"""

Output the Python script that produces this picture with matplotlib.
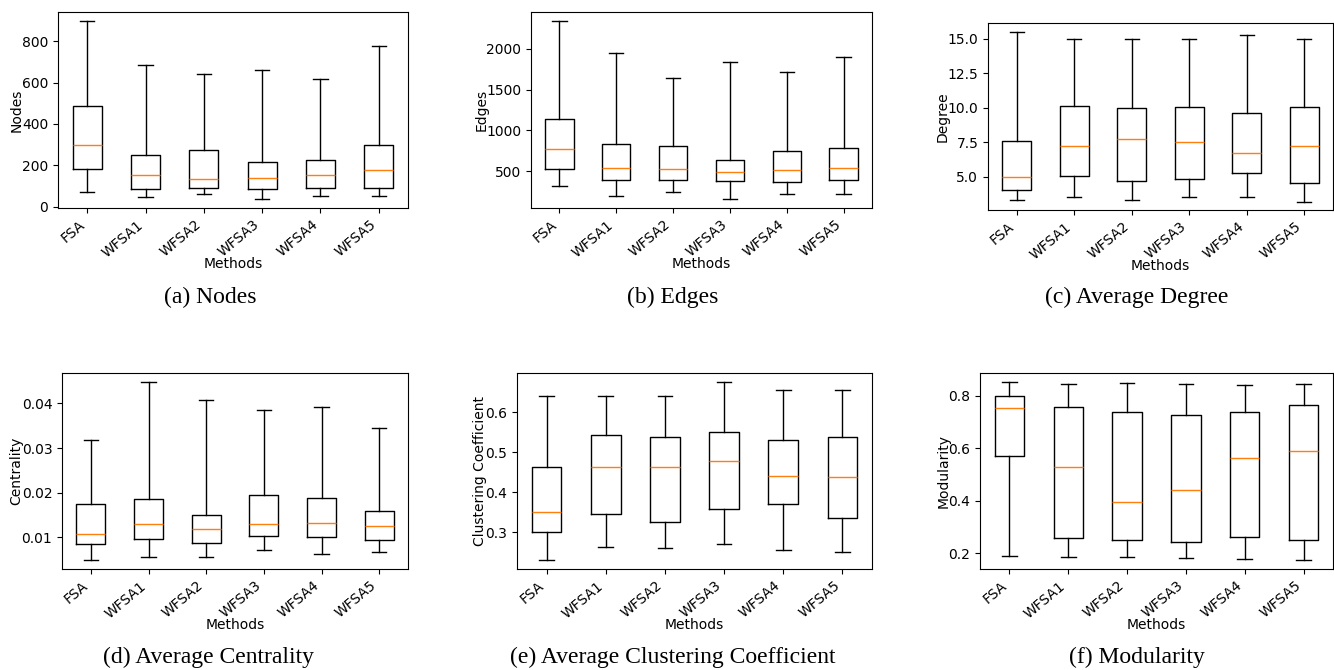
import matplotlib
matplotlib.use("Agg")
import matplotlib.pyplot as plt

methods = ["FSA", "WFSA1", "WFSA2", "WFSA3", "WFSA4", "WFSA5"]

# each list: [whislo, q1, median, q3, whishi] per method
nodes = [[71, 183, 299, 487, 898], [48, 88, 154, 251, 686], [61, 90, 132, 273, 643],
         [37, 87, 138, 217, 660], [51, 90, 151, 225, 618], [51, 92, 177, 297, 778]]
edges = [[321, 524, 769, 1136, 2343], [202, 390, 545, 838, 1955], [243, 390, 533, 806, 1641],
         [158, 374, 488, 643, 1833], [219, 370, 516, 753, 1715], [219, 394, 537, 781, 1902]]
degree = [[3.33, 4.06, 5.02, 7.61, 15.53], [3.53, 5.05, 7.20, 10.14, 15.02], [3.31, 4.71, 7.71, 9.95, 15.02],
          [3.55, 4.83, 7.49, 10.07, 15.02], [3.50, 5.31, 6.76, 9.59, 15.27], [3.21, 4.57, 7.22, 10.05, 15.02]]
centrality = [[0.0049, 0.0086, 0.0108, 0.0174, 0.0317], [0.0055, 0.0096, 0.0130, 0.0186, 0.0448],
              [0.0055, 0.0087, 0.0119, 0.0151, 0.0407], [0.0071, 0.0102, 0.0129, 0.0195, 0.0385],
              [0.0063, 0.0101, 0.0133, 0.0189, 0.0392], [0.0068, 0.0093, 0.0125, 0.0159, 0.0344]]
clustering = [[0.231, 0.301, 0.350, 0.462, 0.640], [0.264, 0.347, 0.462, 0.543, 0.640],
              [0.262, 0.326, 0.464, 0.538, 0.640], [0.272, 0.358, 0.479, 0.551, 0.675],
              [0.255, 0.370, 0.440, 0.531, 0.656], [0.250, 0.336, 0.439, 0.538, 0.656]]
modularity = [[0.189, 0.570, 0.753, 0.799, 0.853], [0.185, 0.258, 0.529, 0.758, 0.844],
              [0.183, 0.248, 0.396, 0.739, 0.850], [0.181, 0.241, 0.442, 0.728, 0.844],
              [0.178, 0.262, 0.562, 0.740, 0.841], [0.173, 0.248, 0.590, 0.764, 0.844]]

ylabels = ["Nodes", "Edges", "Degree", "Centrality", "Clustering Coefficient", "Modularity"]
captions = ["(a) Nodes", "(b) Edges", "(c) Average Degree",
            "(d) Average Centrality", "(e) Average Clustering Coefficient", "(f) Modularity"]
datasets = [nodes, edges, degree, centrality, clustering, modularity]

W, H = 1334, 670
fig = plt.figure(figsize=(W / 100, H / 100), dpi=100)

# axes boxes in pixels: left, top, right, bottom
boxes = [(58, 12, 408, 208), (531, 12, 872, 208), (988, 23, 1333, 210),
         (62, 373, 408, 569), (517, 373, 872, 569), (980, 373, 1333, 569)]
cap_pos = [(210, 297), (673, 297), (1137, 297), (209, 657), (673, 657), (1137, 657)]

FS = 10

for i in range(6):
    l, t, r, b = boxes[i]
    ax = fig.add_axes([l / W, 1 - b / H, (r - l) / W, (b - t) / H])
    stats = []
    for m, v in zip(methods, datasets[i]):
        stats.append(dict(label=m, whislo=v[0], q1=v[1], med=v[2], q3=v[3], whishi=v[4], fliers=[]))
    ax.bxp(stats, showfliers=False,
           medianprops=dict(color="#ff7f0e"))
    ax.set_xticks(range(1, 7))
    ax.set_xticklabels(methods, rotation=40, ha="right", fontsize=FS)
    ax.tick_params(axis="y", labelsize=FS)
    ax.set_xlabel("Methods", fontsize=FS, labelpad=-2)
    ax.set_ylabel(ylabels[i], fontsize=FS, labelpad=-1.5)
    fig.text(cap_pos[i][0] / W, 1 - cap_pos[i][1] / H, captions[i],
             ha="center", va="center", fontsize=17, family="Liberation Serif")

fig.savefig("out.png", dpi=100)
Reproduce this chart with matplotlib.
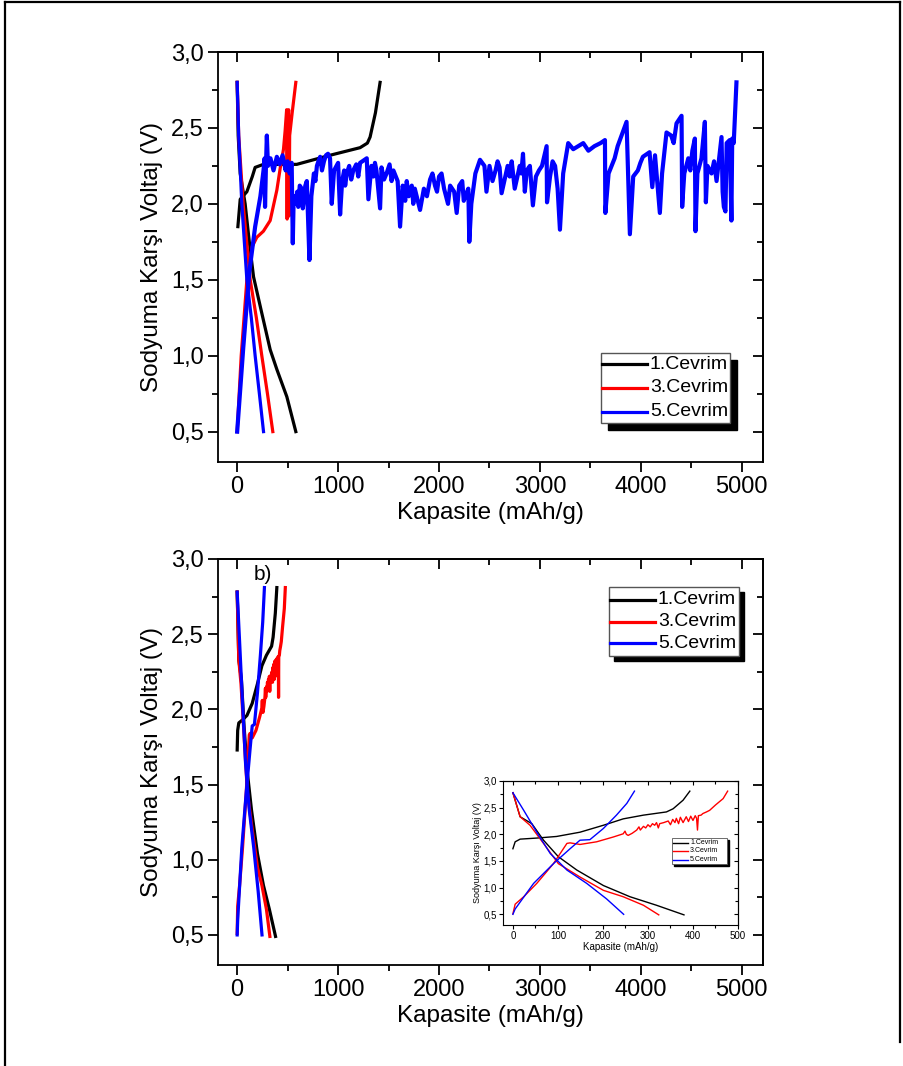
import matplotlib
matplotlib.use("Agg")
import matplotlib.pyplot as plt
from matplotlib.ticker import FuncFormatter, MultipleLocator
from matplotlib.patches import Rectangle
from matplotlib.lines import Line2D

plt.rcParams['font.family'] = ['Liberation Sans', 'DejaVu Sans']

# ---------------- data ----------------
series_labels = ["1.Cevrim", "3.Cevrim", "5.Cevrim"]
series_colors = ["black", "red", "blue"]

# Panel a
a1_dis_x = [0, 10, 30, 79, 120, 162, 244, 327, 393, 492, 581]
a1_dis_y = [2.80, 2.45, 2.20, 2.00, 1.75, 1.52, 1.28, 1.04, 0.91, 0.73, 0.50]
a1_chg_x = [7, 30, 96, 150, 178, 260, 590, 920, 1218, 1290, 1317, 1370, 1416]
a1_chg_y = [1.85, 2.03, 2.08, 2.18, 2.24, 2.26, 2.26, 2.32, 2.37, 2.40, 2.44, 2.60, 2.80]

a3_dis_x = [0, 15, 59, 129, 190, 244, 300, 353]
a3_dis_y = [2.80, 2.45, 2.00, 1.50, 1.25, 1.00, 0.75, 0.50]
a3_chg_x = [0, 40, 96, 150, 195, 260, 327, 393, 430, 459, 475, 490, 495, 500, 510, 515, 520, 545, 581]
a3_chg_y = [0.50, 1.00, 1.50, 1.72, 1.78, 1.82, 1.89, 2.09, 2.25, 2.36, 2.48, 2.62, 1.90, 2.55, 2.62, 1.92, 2.45, 2.60, 2.80]

a5_dis_x = [0, 15, 46, 96, 140, 178, 220, 261]
a5_dis_y = [2.80, 2.45, 2.00, 1.50, 1.25, 1.00, 0.75, 0.50]
a5_chg_x = [
    0, 60, 120, 178, 230, 261, 272, 276, 285, 294,
    305, 330, 360, 393, 420, 450, 480, 500, 520, 540,
    551, 560, 580, 595, 605, 620, 640, 650, 660, 675,
    690, 716, 735, 760, 775, 790, 805, 822, 840, 860,
    880, 900, 920, 937, 960, 1000, 1020, 1040, 1060, 1070,
    1086, 1110, 1130, 1150, 1180, 1200, 1218, 1284, 1300, 1330,
    1350, 1365, 1380, 1416, 1430, 1455, 1480, 1510, 1530, 1548,
    1590, 1614, 1640, 1665, 1680, 1700, 1730, 1745, 1760, 1812,
    1850, 1880, 1911, 1935, 1960, 1980, 2000, 2025, 2050, 2089,
    2110, 2150, 2175, 2200, 2230, 2245, 2260, 2290, 2300, 2320,
    2360, 2406, 2450, 2470, 2500, 2530, 2560, 2580, 2600, 2620,
    2680, 2700, 2720, 2750, 2800, 2815, 2832, 2850, 2870, 2900,
    2930, 2960, 2990, 3020, 3066, 3070, 3100, 3125, 3150, 3175,
    3198, 3230, 3280, 3330, 3380, 3429, 3480, 3540, 3600, 3644,
    3648, 3680, 3710, 3740, 3770, 3808, 3858, 3891, 3924, 3970,
    3995, 4020, 4086, 4113, 4140, 4188, 4210, 4254, 4300, 4325,
    4353, 4403, 4409, 4430, 4450, 4470, 4490, 4510, 4535, 4541,
    4560, 4600, 4634, 4644, 4660, 4700, 4725, 4750, 4775, 4799,
    4810, 4822, 4838, 4850, 4880, 4897, 4905, 4920, 4947]
a5_chg_y = [
    0.50, 1.05, 1.55, 1.85, 2.05, 2.22, 2.30, 1.98, 2.25, 2.45,
    2.25, 2.30, 2.22, 2.31, 2.26, 2.32, 2.22, 2.28, 2.20, 2.27,
    1.74, 2.05, 2.00, 2.08, 1.98, 2.12, 2.10, 1.97, 2.02, 2.12,
    2.15, 1.63, 2.05, 2.20, 2.15, 2.25, 2.28, 2.31, 2.22, 2.28,
    2.32, 2.33, 2.30, 2.00, 2.22, 2.27, 1.93, 2.15, 2.22, 2.12,
    2.20, 2.25, 2.16, 2.22, 2.26, 2.18, 2.27, 2.30, 2.03, 2.25,
    2.18, 2.27, 2.22, 1.97, 2.24, 2.16, 2.20, 2.26, 2.15, 2.22,
    2.15, 1.85, 2.12, 2.02, 2.15, 2.05, 2.12, 2.00, 2.10, 1.96,
    2.10, 2.05, 2.16, 2.20, 2.12, 2.08, 2.18, 2.20, 2.10, 2.00,
    2.12, 2.08, 1.94, 2.12, 2.15, 2.02, 2.05, 2.10, 1.75, 2.00,
    2.20, 2.29, 2.25, 2.08, 2.25, 2.15, 2.22, 2.28, 2.24, 2.07,
    2.25, 2.18, 2.28, 2.10, 2.25, 2.20, 2.33, 2.08, 2.22, 2.25,
    1.99, 2.18, 2.22, 2.25, 2.38, 2.01, 2.18, 2.28, 2.25, 2.10,
    1.83, 2.20, 2.40, 2.36, 2.38, 2.40, 2.35, 2.38, 2.40, 2.42,
    1.94, 2.20, 2.25, 2.30, 2.38, 2.45, 2.54, 1.80, 2.18, 2.22,
    2.27, 2.31, 2.34, 2.11, 2.32, 1.94, 2.20, 2.47, 2.45, 2.40,
    2.53, 2.58, 1.98, 2.20, 2.25, 2.30, 2.22, 2.35, 2.43, 1.82,
    2.20, 2.30, 2.54, 2.01, 2.25, 2.20, 2.28, 2.15, 2.30, 2.44,
    2.08, 1.98, 1.95, 2.40, 2.42, 1.89, 2.43, 2.40, 2.80]

# Panel b (also the inset)
b1_dis_x = [0, 16, 42, 68, 101, 142, 201, 260, 319, 380]
b1_dis_y = [2.78, 2.33, 2.20, 1.89, 1.58, 1.33, 1.04, 0.83, 0.67, 0.49]
b1_chg_x = [0, 5, 16, 53, 97, 149, 201, 245, 290, 341, 356, 378, 393]
b1_chg_y = [1.73, 1.86, 1.91, 1.93, 1.96, 2.04, 2.17, 2.29, 2.36, 2.42, 2.48, 2.64, 2.81]

b3_dis_x = [0, 16, 38, 68, 101, 149, 201, 245, 290, 324]
b3_dis_y = [2.78, 2.33, 2.17, 1.83, 1.45, 1.20, 0.95, 0.83, 0.67, 0.49]
b3_chg_x = [0, 5, 24, 53, 90, 120, 127, 149, 186, 223, 245, 249, 252, 256, 265, 275, 280, 283,
            290, 295, 300, 305, 310, 315, 319, 323, 326, 335, 345, 350, 355, 360, 363, 368, 372,
            378, 385, 390, 395, 400, 405, 408, 410, 412, 418, 422, 430, 437, 450, 467, 477]
b3_chg_y = [0.51, 0.69, 0.83, 1.08, 1.45, 1.83, 1.84, 1.81, 1.86, 1.95, 2.01, 2.06, 2.00, 1.98,
            2.02, 2.08, 2.14, 2.08, 2.15, 2.12, 2.18, 2.14, 2.20, 2.17, 2.22, 2.12, 2.20, 2.22,
            2.25, 2.18, 2.28, 2.22, 2.30, 2.20, 2.32, 2.22, 2.33, 2.24, 2.34, 2.26, 2.35, 2.30,
            2.08, 2.35, 2.36, 2.39, 2.42, 2.45, 2.55, 2.67, 2.81]

b5_dis_x = [0, 24, 53, 83, 120, 164, 208, 246]
b5_dis_y = [2.78, 2.45, 2.04, 1.64, 1.33, 1.08, 0.79, 0.50]
b5_chg_x = [0, 5, 46, 90, 127, 149, 171, 201, 230, 253, 270]
b5_chg_y = [0.50, 0.60, 1.08, 1.45, 1.73, 1.89, 1.90, 2.11, 2.36, 2.58, 2.81]

main_xticks = [0, 1000, 2000, 3000, 4000, 5000]
main_yticks = [0.5, 1.0, 1.5, 2.0, 2.5, 3.0]
inset_xticks = [0, 100, 200, 300, 400, 500]

ylabel_text = "Sodyuma Karşı Voltaj (V)"
xlabel_text = "Kapasite (mAh/g)"

# ---------------- figure ----------------
W, H = 904, 1066
fig = plt.figure(figsize=(W / 100, H / 100), dpi=100)


def fx(px):
    return px / W


def fy(py):
    return 1 - py / H


comma = FuncFormatter(lambda v, p: f"{v:.1f}".replace('.', ','))


def style_axes(ax, fs, major_len, minor_len, lw):
    for s in ax.spines.values():
        s.set_linewidth(lw)
    ax.tick_params(which='both', direction='out', top=False, right=False,
                   labelsize=fs, width=lw, pad=3)
    ax.tick_params(which='major', length=major_len)
    ax.tick_params(which='minor', length=minor_len)
    sec_x = ax.secondary_xaxis('top')
    sec_y = ax.secondary_yaxis('right')
    for sec in (sec_x, sec_y):
        sec.tick_params(which='both', direction='in', width=lw, labelsize=0)
        sec.tick_params(which='major', length=major_len)
        sec.tick_params(which='minor', length=minor_len)
        for s in sec.spines.values():
            s.set_linewidth(lw)
    return sec_x, sec_y


def setup_main(ax):
    ax.set_xlim(-190, 5210)
    ax.set_ylim(0.3, 3.0)
    ax.xaxis.set_minor_locator(MultipleLocator(500))
    ax.yaxis.set_minor_locator(MultipleLocator(0.25))
    ax.yaxis.set_major_formatter(comma)
    ax.set_xticks(main_xticks)
    ax.set_yticks(main_yticks)
    sx, sy = style_axes(ax, 17, 7, 4, 1.3)
    sx.xaxis.set_major_locator(MultipleLocator(1000))
    sx.xaxis.set_minor_locator(MultipleLocator(500))
    sx.set_xticklabels([])
    sy.yaxis.set_major_locator(MultipleLocator(0.5))
    sy.yaxis.set_minor_locator(MultipleLocator(0.25))
    sy.set_yticklabels([])
    ax.set_xlabel(xlabel_text, fontsize=17.5, labelpad=3)
    ax.set_ylabel(ylabel_text, fontsize=17.5, labelpad=6)


def draw_legend(x0, y0, x1, y1, off, rows_y, line_x0, line_x1, text_x, fs, lw, edge_lw):
    fig.add_artist(Rectangle((fx(x0 + off), fy(y1 + off)), fx(x1 - x0), (y1 - y0) / H,
                             transform=fig.transFigure, facecolor='black', edgecolor='black', zorder=10))
    fig.add_artist(Rectangle((fx(x0), fy(y1)), fx(x1 - x0), (y1 - y0) / H,
                             transform=fig.transFigure, facecolor='white', edgecolor='#555555',
                             linewidth=edge_lw, zorder=11))
    for lab, col, ry in zip(series_labels, series_colors, rows_y):
        fig.add_artist(Line2D([fx(line_x0), fx(line_x1)], [fy(ry), fy(ry)], transform=fig.transFigure,
                              color=col, linewidth=lw, zorder=12))
        fig.text(fx(text_x), fy(ry), lab, fontsize=fs, va='center', ha='left', zorder=12)


# ---- panel a ----
axA = fig.add_axes([fx(218), fy(462), fx(763 - 218), (462 - 52) / H])
setup_main(axA)
lwA = 2.3
axA.plot(a1_dis_x, a1_dis_y, color='black', lw=lwA)
axA.plot(a1_chg_x, a1_chg_y, color='black', lw=lwA)
axA.plot(a3_dis_x, a3_dis_y, color='red', lw=lwA)
axA.plot(a3_chg_x, a3_chg_y, color='red', lw=lwA)
axA.plot(a5_dis_x, a5_dis_y, color='blue', lw=lwA)
axA.plot(a5_chg_x, a5_chg_y, color='blue', lw=3.0)
draw_legend(601, 353, 730, 423, 7, [364, 388, 412], 602, 647, 650, 14, 2.3, 1.0)

# ---- panel b ----
axB = fig.add_axes([fx(218), fy(965), fx(763 - 218), (965 - 559) / H])
setup_main(axB)
axB.plot(b1_dis_x, b1_dis_y, color='black', lw=lwA)
axB.plot(b1_chg_x, b1_chg_y, color='black', lw=lwA)
axB.plot(b3_dis_x, b3_dis_y, color='red', lw=lwA)
axB.plot(b3_chg_x, b3_chg_y, color='red', lw=lwA)
axB.plot(b5_dis_x, b5_dis_y, color='blue', lw=lwA)
axB.plot(b5_chg_x, b5_chg_y, color='blue', lw=lwA)
axB.text(fx(263), fy(574), "b)", transform=fig.transFigure, fontsize=15, ha='center', va='center')
draw_legend(609, 587, 739, 656, 5, [600, 622, 643], 610, 655, 658, 14, 2.3, 1.0)

# ---- inset ----
axI = fig.add_axes([fx(503), fy(925), fx(738 - 503), (925 - 781) / H])
axI.set_xlim(-22, 500)
axI.set_ylim(0.3, 3.0)
axI.xaxis.set_minor_locator(MultipleLocator(50))
axI.yaxis.set_minor_locator(MultipleLocator(0.25))
axI.yaxis.set_major_formatter(comma)
axI.set_xticks(inset_xticks)
axI.set_yticks(main_yticks)
sx, sy = style_axes(axI, 7, 3, 2, 0.8)
sx.xaxis.set_major_locator(MultipleLocator(100))
sx.xaxis.set_minor_locator(MultipleLocator(50))
sx.set_xticklabels([])
sy.yaxis.set_major_locator(MultipleLocator(0.5))
sy.yaxis.set_minor_locator(MultipleLocator(0.25))
sy.set_yticklabels([])
axI.tick_params(pad=1.5)
lwI = 1.0
axI.plot(b1_dis_x, b1_dis_y, color='black', lw=lwI)
axI.plot(b1_chg_x, b1_chg_y, color='black', lw=lwI)
axI.plot(b3_dis_x, b3_dis_y, color='red', lw=lwI)
axI.plot(b3_chg_x, b3_chg_y, color='red', lw=lwI)
axI.plot(b5_dis_x, b5_dis_y, color='blue', lw=lwI)
axI.plot(b5_chg_x, b5_chg_y, color='blue', lw=lwI)
axI.set_xlabel(xlabel_text, fontsize=7, labelpad=0.5)
axI.set_ylabel(ylabel_text, fontsize=6.5, labelpad=1)
draw_legend(672, 838, 727, 864, 2, [842.5, 851, 859.5], 673, 688, 690, 5, 1.0, 0.6)

# ---- outer frame ----
for (xa, ya, xb, yb) in [(5, 1066, 5, 2), (5, 2, 900, 2), (900, 2, 900, 1042)]:
    fig.add_artist(Line2D([fx(xa), fx(xb)], [fy(ya), fy(yb)], transform=fig.transFigure,
                          color='black', linewidth=1.6))

fig.savefig("out.png", dpi=100)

"""

Do not copy any pictures. Retype exactly the stretch from the line with "Reproduce this chart with matplotlib." through the line with "2.44, 2.60, 2.80]".

Reproduce this chart with matplotlib.
import matplotlib
matplotlib.use("Agg")
import matplotlib.pyplot as plt
from matplotlib.ticker import FuncFormatter, MultipleLocator
from matplotlib.patches import Rectangle
from matplotlib.lines import Line2D

plt.rcParams['font.family'] = ['Liberation Sans', 'DejaVu Sans']

# ---------------- data ----------------
series_labels = ["1.Cevrim", "3.Cevrim", "5.Cevrim"]
series_colors = ["black", "red", "blue"]

# Panel a
a1_dis_x = [0, 10, 30, 79, 120, 162, 244, 327, 393, 492, 581]
a1_dis_y = [2.80, 2.45, 2.20, 2.00, 1.75, 1.52, 1.28, 1.04, 0.91, 0.73, 0.50]
a1_chg_x = [7, 30, 96, 150, 178, 260, 590, 920, 1218, 1290, 1317, 1370, 1416]
a1_chg_y = [1.85, 2.03, 2.08, 2.18, 2.24, 2.26, 2.26, 2.32, 2.37, 2.40, 2.44, 2.60, 2.80]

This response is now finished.